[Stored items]
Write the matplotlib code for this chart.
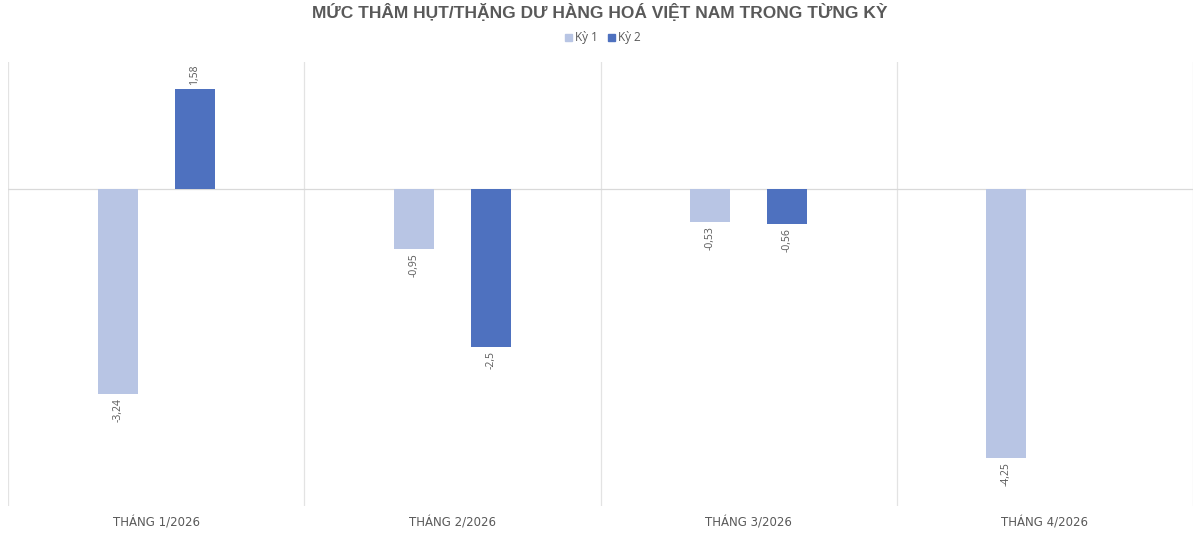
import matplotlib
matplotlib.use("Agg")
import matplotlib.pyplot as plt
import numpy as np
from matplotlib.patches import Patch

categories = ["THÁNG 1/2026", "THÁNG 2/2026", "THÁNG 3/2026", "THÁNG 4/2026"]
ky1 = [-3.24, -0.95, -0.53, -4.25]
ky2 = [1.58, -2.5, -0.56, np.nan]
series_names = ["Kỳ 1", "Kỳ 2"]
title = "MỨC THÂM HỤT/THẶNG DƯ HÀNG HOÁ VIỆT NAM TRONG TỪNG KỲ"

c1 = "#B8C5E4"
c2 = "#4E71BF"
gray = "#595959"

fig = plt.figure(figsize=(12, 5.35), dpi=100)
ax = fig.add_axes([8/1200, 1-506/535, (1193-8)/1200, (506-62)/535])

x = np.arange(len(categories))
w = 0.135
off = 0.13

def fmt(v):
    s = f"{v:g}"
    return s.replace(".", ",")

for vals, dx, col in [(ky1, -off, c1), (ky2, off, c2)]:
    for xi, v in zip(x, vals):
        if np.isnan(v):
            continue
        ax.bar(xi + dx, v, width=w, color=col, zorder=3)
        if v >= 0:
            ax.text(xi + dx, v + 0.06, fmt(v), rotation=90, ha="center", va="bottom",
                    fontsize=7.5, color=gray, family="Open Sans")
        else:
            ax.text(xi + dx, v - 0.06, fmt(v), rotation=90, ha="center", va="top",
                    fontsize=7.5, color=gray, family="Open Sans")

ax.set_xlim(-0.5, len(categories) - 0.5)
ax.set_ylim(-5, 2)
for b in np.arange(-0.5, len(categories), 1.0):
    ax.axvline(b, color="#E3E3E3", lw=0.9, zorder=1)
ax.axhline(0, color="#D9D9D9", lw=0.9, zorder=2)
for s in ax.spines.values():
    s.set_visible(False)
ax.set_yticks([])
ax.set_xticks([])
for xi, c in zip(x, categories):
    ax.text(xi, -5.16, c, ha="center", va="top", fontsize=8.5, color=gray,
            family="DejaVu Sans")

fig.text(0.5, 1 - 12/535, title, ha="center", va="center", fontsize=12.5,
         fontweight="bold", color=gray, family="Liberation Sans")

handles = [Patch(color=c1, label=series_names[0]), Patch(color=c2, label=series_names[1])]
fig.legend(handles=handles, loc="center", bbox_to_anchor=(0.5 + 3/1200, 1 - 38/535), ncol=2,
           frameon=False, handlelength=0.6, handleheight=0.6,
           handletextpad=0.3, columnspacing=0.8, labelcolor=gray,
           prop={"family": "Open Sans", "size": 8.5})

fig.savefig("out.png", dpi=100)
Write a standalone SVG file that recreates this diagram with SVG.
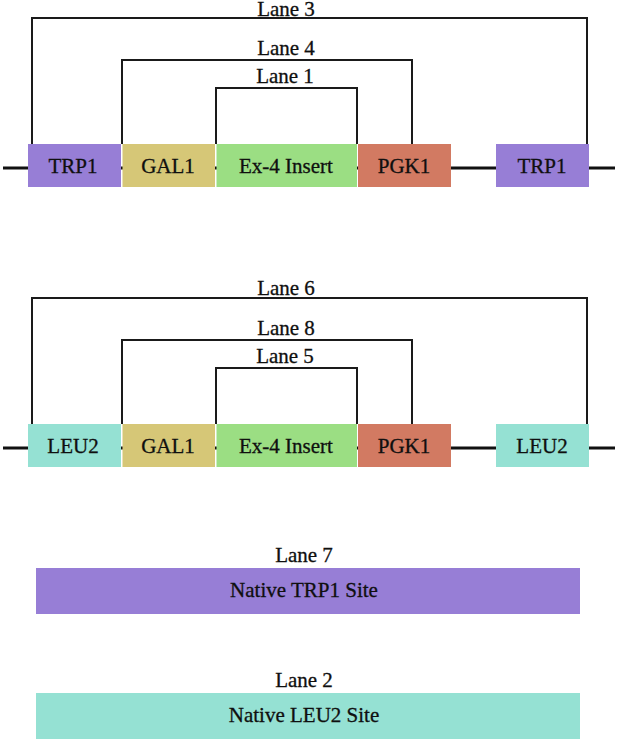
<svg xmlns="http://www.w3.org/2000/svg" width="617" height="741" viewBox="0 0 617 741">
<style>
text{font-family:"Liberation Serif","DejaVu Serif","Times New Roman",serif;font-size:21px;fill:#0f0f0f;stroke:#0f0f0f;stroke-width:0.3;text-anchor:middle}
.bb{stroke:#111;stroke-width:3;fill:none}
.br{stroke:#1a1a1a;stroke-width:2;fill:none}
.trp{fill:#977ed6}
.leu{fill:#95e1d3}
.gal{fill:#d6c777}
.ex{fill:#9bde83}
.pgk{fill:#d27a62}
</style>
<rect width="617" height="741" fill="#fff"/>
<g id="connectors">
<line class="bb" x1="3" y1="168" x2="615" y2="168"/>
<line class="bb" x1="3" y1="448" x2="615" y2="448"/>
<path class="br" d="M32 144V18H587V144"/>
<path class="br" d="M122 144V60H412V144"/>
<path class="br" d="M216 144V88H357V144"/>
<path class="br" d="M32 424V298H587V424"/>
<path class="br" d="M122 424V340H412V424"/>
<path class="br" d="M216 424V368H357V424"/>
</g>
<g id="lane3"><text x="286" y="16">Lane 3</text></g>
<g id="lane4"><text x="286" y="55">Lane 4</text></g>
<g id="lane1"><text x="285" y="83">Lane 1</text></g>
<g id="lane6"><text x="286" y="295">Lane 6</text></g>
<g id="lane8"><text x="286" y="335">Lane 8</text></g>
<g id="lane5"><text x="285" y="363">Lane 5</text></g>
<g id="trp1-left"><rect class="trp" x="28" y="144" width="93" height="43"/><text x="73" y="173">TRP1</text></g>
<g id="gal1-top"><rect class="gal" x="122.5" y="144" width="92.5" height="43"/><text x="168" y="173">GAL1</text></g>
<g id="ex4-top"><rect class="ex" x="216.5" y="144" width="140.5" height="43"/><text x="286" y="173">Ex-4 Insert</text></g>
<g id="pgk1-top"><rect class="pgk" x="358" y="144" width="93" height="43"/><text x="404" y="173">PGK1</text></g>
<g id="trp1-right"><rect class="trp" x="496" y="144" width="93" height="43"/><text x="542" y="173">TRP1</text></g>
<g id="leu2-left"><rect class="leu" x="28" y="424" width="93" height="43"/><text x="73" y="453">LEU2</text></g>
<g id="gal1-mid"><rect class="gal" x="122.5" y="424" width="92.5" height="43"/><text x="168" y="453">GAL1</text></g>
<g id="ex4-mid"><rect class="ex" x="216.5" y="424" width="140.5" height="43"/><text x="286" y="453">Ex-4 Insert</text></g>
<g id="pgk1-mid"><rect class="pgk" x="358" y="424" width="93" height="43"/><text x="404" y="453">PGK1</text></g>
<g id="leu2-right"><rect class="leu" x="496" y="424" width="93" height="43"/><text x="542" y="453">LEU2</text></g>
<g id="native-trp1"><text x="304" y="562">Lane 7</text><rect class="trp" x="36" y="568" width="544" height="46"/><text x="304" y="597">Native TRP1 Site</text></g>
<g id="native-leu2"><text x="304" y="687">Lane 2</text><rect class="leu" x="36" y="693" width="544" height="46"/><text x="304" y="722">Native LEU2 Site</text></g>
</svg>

**THE TASK**
Return all lines containing the word "matplotlib".

**RIGHT ANSWER**
Write the matplotlib code for this chart.
import matplotlib
matplotlib.use("Agg")
import matplotlib.pyplot as plt
from matplotlib.patches import Patch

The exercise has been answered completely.